_TASK REQUIREMENTS_:
Leave out the pictures and set down exactly the lines from the start of the listing through the one with "const iterEnd = 557;", both included.

:::::

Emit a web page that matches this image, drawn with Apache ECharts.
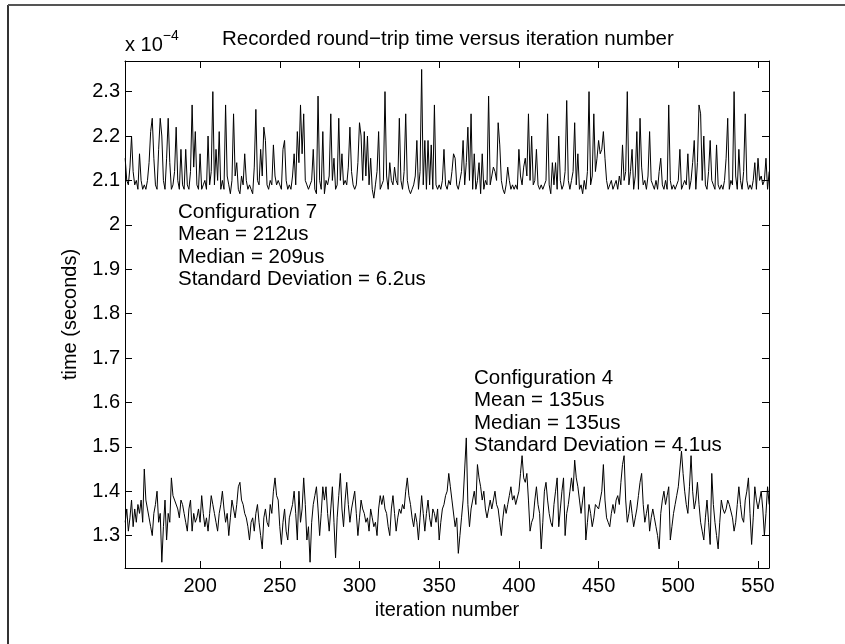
<!DOCTYPE html>
<html>
<head>
<meta charset="utf-8">
<script src="https://cdn.jsdelivr.net/npm/echarts@6/dist/echarts.min.js"></script>
<style>
html,body{margin:0;padding:0;background:#fff;}
#chart{width:845px;height:644px;}
</style>
</head>
<body>
<div id="chart"></div>
<script>
// iteration numbers start here (one value per iteration)
const iterStart = 153;
const iterEnd = 557;

// Configuration 7 round-trip times, in units of 1e-4 s
const config7 = [
2.15,2.10,2.09,2.13,2.20,2.12,2.09,2.10,2.08,2.16,
2.10,2.08,2.09,2.08,2.10,2.14,2.21,2.24,2.15,2.09,
2.08,2.17,2.24,2.20,2.10,2.08,2.15,2.24,2.14,2.08,
2.09,2.12,2.22,2.10,2.08,2.17,2.09,2.08,2.17,2.09,
2.08,2.12,2.27,2.13,2.21,2.09,2.08,2.16,2.08,2.09,
2.10,2.08,2.20,2.09,2.12,2.30,2.09,2.17,2.10,2.21,
2.08,2.10,2.08,2.27,2.11,2.09,2.07,2.10,2.25,2.11,
2.14,2.08,2.07,2.11,2.09,2.16,2.10,2.08,2.09,2.08,
2.07,2.13,2.26,2.10,2.09,2.17,2.11,2.22,2.19,2.09,
2.08,2.10,2.09,2.18,2.11,2.09,2.10,2.09,2.08,2.17,
2.19,2.10,2.08,2.09,2.08,2.11,2.16,2.09,2.21,2.14,
2.27,2.16,2.25,2.10,2.09,2.08,2.09,2.10,2.17,2.08,
2.07,2.29,2.10,2.08,2.21,2.07,2.10,2.09,2.11,2.25,
2.10,2.15,2.08,2.09,2.24,2.10,2.16,2.09,2.10,2.09,
2.13,2.22,2.12,2.09,2.08,2.09,2.14,2.23,2.20,2.10,
2.21,2.11,2.20,2.09,2.15,2.08,2.06,2.09,2.12,2.21,
2.08,2.09,2.10,2.30,2.11,2.08,2.14,2.10,2.09,2.13,
2.10,2.09,2.24,2.10,2.08,2.12,2.25,2.10,2.08,2.07,
2.08,2.09,2.11,2.19,2.08,2.12,2.35,2.09,2.19,2.08,
2.19,2.09,2.18,2.08,2.27,2.09,2.08,2.09,2.08,2.10,
2.17,2.09,2.08,2.10,2.09,2.12,2.16,2.15,2.09,2.08,
2.10,2.12,2.19,2.09,2.14,2.22,2.10,2.25,2.08,2.16,
2.08,2.10,2.14,2.07,2.16,2.08,2.10,2.09,2.29,2.09,
2.11,2.13,2.12,2.10,2.23,2.18,2.10,2.08,2.07,2.09,
2.13,2.10,2.08,2.09,2.08,2.09,2.08,2.17,2.11,2.09,
2.13,2.15,2.11,2.25,2.10,2.20,2.09,2.10,2.17,2.09,
2.08,2.09,2.08,2.09,2.10,2.25,2.09,2.07,2.14,2.09,
2.14,2.08,2.20,2.10,2.08,2.09,2.12,2.28,2.10,2.08,
2.10,2.12,2.23,2.09,2.16,2.08,2.09,2.07,2.10,2.08,
2.12,2.30,2.09,2.11,2.25,2.12,2.15,2.19,2.16,2.17,
2.21,2.15,2.10,2.08,2.09,2.10,2.08,2.09,2.10,2.08,
2.11,2.09,2.18,2.10,2.12,2.30,2.09,2.12,2.17,2.08,
2.11,2.21,2.08,2.24,2.13,2.09,2.10,2.08,2.11,2.21,
2.10,2.09,2.08,2.10,2.08,2.12,2.15,2.09,2.08,2.10,
2.08,2.27,2.10,2.08,2.09,2.08,2.09,2.10,2.17,2.08,
2.09,2.10,2.09,2.16,2.08,2.10,2.14,2.19,2.08,2.14,
2.27,2.25,2.10,2.20,2.09,2.08,2.12,2.19,2.10,2.09,
2.08,2.18,2.09,2.08,2.09,2.08,2.10,2.15,2.24,2.08,
2.10,2.09,2.30,2.11,2.08,2.17,2.10,2.08,2.12,2.25,
2.10,2.08,2.09,2.08,2.10,2.14,2.08,2.15,2.10,2.11,
2.09,2.10,2.15,2.08,2.12
];

// Configuration 4 round-trip times, in units of 1e-4 s
const config4 = [
1.33,1.36,1.31,1.34,1.38,1.32,1.36,1.33,1.37,1.35,
1.38,1.33,1.45,1.38,1.36,1.34,1.32,1.30,1.35,1.37,
1.40,1.33,1.35,1.24,1.32,1.38,1.29,1.35,1.33,1.43,
1.39,1.38,1.38,1.36,1.34,1.38,1.37,1.35,1.33,1.31,
1.36,1.38,1.31,1.35,1.33,1.34,1.36,1.33,1.39,1.35,
1.32,1.34,1.31,1.35,1.39,1.37,1.35,1.33,1.31,1.35,
1.37,1.40,1.36,1.33,1.35,1.30,1.34,1.38,1.36,1.34,
1.37,1.41,1.42,1.38,1.37,1.35,1.34,1.32,1.29,1.33,
1.34,1.31,1.35,1.37,1.33,1.30,1.27,1.34,1.36,1.33,
1.32,1.37,1.35,1.40,1.43,1.39,1.38,1.32,1.28,1.33,
1.36,1.31,1.29,1.34,1.34,1.37,1.40,1.35,1.29,1.40,
1.33,1.36,1.43,1.37,1.29,1.32,1.24,1.33,1.37,1.39,
1.41,1.36,1.30,1.35,1.41,1.38,1.41,1.35,1.31,1.36,
1.41,1.33,1.25,1.34,1.39,1.44,1.36,1.32,1.38,1.42,
1.37,1.33,1.36,1.38,1.40,1.35,1.30,1.34,1.38,1.36,
1.35,1.33,1.34,1.31,1.36,1.34,1.32,1.33,1.30,1.36,
1.39,1.37,1.39,1.36,1.35,1.32,1.30,1.36,1.39,1.35,
1.31,1.34,1.36,1.35,1.37,1.36,1.40,1.43,1.39,1.37,
1.34,1.32,1.35,1.33,1.29,1.34,1.39,1.35,1.31,1.35,
1.38,1.34,1.32,1.36,1.35,1.33,1.36,1.29,1.33,1.36,
1.37,1.39,1.40,1.44,1.41,1.38,1.38,1.32,1.34,1.26,
1.30,1.34,1.38,1.45,1.52,1.37,1.32,1.36,1.38,1.40,
1.37,1.46,1.43,1.41,1.38,1.40,1.36,1.34,1.36,1.38,
1.36,1.38,1.40,1.37,1.36,1.33,1.30,1.34,1.37,1.35,
1.37,1.39,1.41,1.38,1.39,1.37,1.37,1.40,1.44,1.48,
1.43,1.42,1.44,1.38,1.31,1.33,1.34,1.38,1.41,1.37,
1.35,1.27,1.33,1.40,1.42,1.38,1.35,1.33,1.32,1.37,
1.40,1.43,1.32,1.36,1.40,1.43,1.30,1.35,1.37,1.40,
1.43,1.40,1.47,1.43,1.41,1.38,1.35,1.38,1.41,1.29,
1.33,1.37,1.35,1.32,1.34,1.37,1.37,1.36,1.36,1.40,
1.46,1.38,1.34,1.33,1.32,1.35,1.37,1.35,1.38,1.39,
1.37,1.42,1.46,1.48,1.38,1.33,1.35,1.38,1.35,1.32,
1.34,1.36,1.39,1.42,1.44,1.37,1.33,1.35,1.37,1.31,
1.34,1.36,1.34,1.32,1.30,1.27,1.35,1.38,1.40,1.37,
1.39,1.41,1.29,1.32,1.35,1.37,1.39,1.41,1.45,1.49,
1.44,1.40,1.37,1.35,1.41,1.48,1.40,1.36,1.38,1.42,
1.37,1.33,1.31,1.29,1.34,1.38,1.33,1.28,1.44,1.37,
1.33,1.30,1.27,1.33,1.38,1.36,1.35,1.36,1.38,1.37,
1.37,1.34,1.31,1.33,1.37,1.41,1.37,1.34,1.33,1.38,
1.40,1.43,1.35,1.28,1.34,1.41,1.38,1.36,1.38,1.40,
1.36,1.30,1.35,1.41,1.37
];

const xTicks = [200, 250, 300, 350, 400, 450, 500, 550];
const yTicks = [1.3, 1.4, 1.5, 1.6, 1.7, 1.8, 1.9, 2, 2.1, 2.2, 2.3];

const titleText = 'Recorded round\u2212trip time versus iteration number';
const xName = 'iteration number';
const yName = 'time (seconds)';
const notes7 = ['Configuration 7', 'Mean = 212us', 'Median = 209us', 'Standard Deviation = 6.2us'];
const notes4 = ['Configuration 4', 'Mean = 135us', 'Median = 135us', 'Standard Deviation = 4.1us'];

const FONT = '"Liberation Sans", Arial, Helvetica, sans-serif';
const FS = 20;
const FS_TEXT = 20.5;

const toPairs = arr => arr.map((v, i) => [iterStart + i, v]);

const chart = echarts.init(document.getElementById('chart'), null, {renderer: 'canvas'});

const axisLineStyle = {color: '#000', width: 1};
const xBase = {
  type: 'value', min: 152.9, max: 556.9,
  splitLine: {show: false},
  axisLine: {show: true, onZero: false, lineStyle: axisLineStyle},
};
const yBase = {
  type: 'value', min: 1.227, max: 2.369,
  splitLine: {show: false},
  axisLine: {show: true, onZero: false, lineStyle: axisLineStyle},
};

const option = {
  animation: false,
  backgroundColor: '#fff',
  textStyle: {fontFamily: FONT},
  title: {
    text: titleText,
    left: 222, top: 29, padding: 0,
    textStyle: {fontFamily: FONT, fontSize: FS_TEXT, fontWeight: 'normal', color: '#000'}
  },
  grid: {left: 125, right: 76, top: 61, bottom: 76, containLabel: false},
  xAxis: [
    Object.assign({}, xBase, {
      position: 'bottom',
      axisTick: {show: true, inside: true, length: 7, customValues: xTicks, lineStyle: axisLineStyle},
      axisLabel: {show: true, customValues: xTicks, margin: 8, color: '#000', fontSize: FS, fontFamily: FONT},
      name: xName, nameLocation: 'middle', nameGap: 24,
      nameTextStyle: {color: '#000', fontSize: FS, fontFamily: FONT}
    }),
    Object.assign({}, xBase, {
      position: 'top',
      axisTick: {show: true, inside: true, length: 7, customValues: xTicks, lineStyle: axisLineStyle},
      axisLabel: {show: false}
    })
  ],
  yAxis: [
    Object.assign({}, yBase, {
      position: 'left',
      axisTick: {show: true, inside: true, length: 7, customValues: yTicks, lineStyle: axisLineStyle},
      axisLabel: {show: true, customValues: yTicks, margin: 5, color: '#000', fontSize: FS, fontFamily: FONT,
        formatter: v => String(parseFloat(v.toFixed(1)))},
      name: yName, nameLocation: 'middle', nameGap: 45, nameRotate: 90,
      nameTextStyle: {color: '#000', fontSize: FS, fontFamily: FONT}
    }),
    Object.assign({}, yBase, {
      position: 'right',
      axisTick: {show: true, inside: true, length: 7, customValues: yTicks, lineStyle: axisLineStyle},
      axisLabel: {show: false}
    })
  ],
  series: [
    {type: 'line', name: 'Configuration 7', data: toPairs(config7), showSymbol: false, symbol: 'none',
     xAxisIndex: 0, yAxisIndex: 0, lineStyle: {color: '#000', width: 1}, silent: true},
    {type: 'line', name: 'Configuration 4', data: toPairs(config4), showSymbol: false, symbol: 'none',
     xAxisIndex: 0, yAxisIndex: 0, lineStyle: {color: '#000', width: 1}, silent: true}
  ],
  graphic: [
    // figure frame (left and top edges)
    {type: 'line', shape: {x1: 8, y1: 5, x2: 8, y2: 644}, style: {stroke: '#333', lineWidth: 2}},
    {type: 'line', shape: {x1: 8, y1: 5, x2: 845, y2: 5}, style: {stroke: '#555', lineWidth: 2}},
    // exponent label
    {type: 'text', x: 125, y: 55, style: {
      text: '{b|x 10}{s|\u22124}', textVerticalAlign: 'bottom',
      rich: {b: {fontSize: FS, fontFamily: FONT, fill: '#000', verticalAlign: 'bottom'},
             s: {fontSize: 14, fontFamily: FONT, fill: '#000', verticalAlign: 'top', padding: [0,0,12,0]}}
    }},
    {type: 'text', x: 178, y: 201, style: {text: notes7.join('\n'), fontSize: FS_TEXT, fontFamily: FONT, fill: '#000', lineHeight: 22.5}},
    {type: 'text', x: 474, y: 367, style: {text: notes4.join('\n'), fontSize: FS_TEXT, fontFamily: FONT, fill: '#000', lineHeight: 22.5}}
  ]
};
chart.setOption(option);
</script>
</body>
</html>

:::::

_ANSWER BELOW_:
Emit a web page that matches this image, drawn with Apache ECharts.
<!DOCTYPE html>
<html>
<head>
<meta charset="utf-8">
<script src="https://cdn.jsdelivr.net/npm/echarts@6/dist/echarts.min.js"></script>
<style>
html,body{margin:0;padding:0;background:#fff;}
#chart{width:845px;height:644px;}
</style>
</head>
<body>
<div id="chart"></div>
<script>
// iteration numbers start here (one value per iteration)
const iterStart = 153;
const iterEnd = 557;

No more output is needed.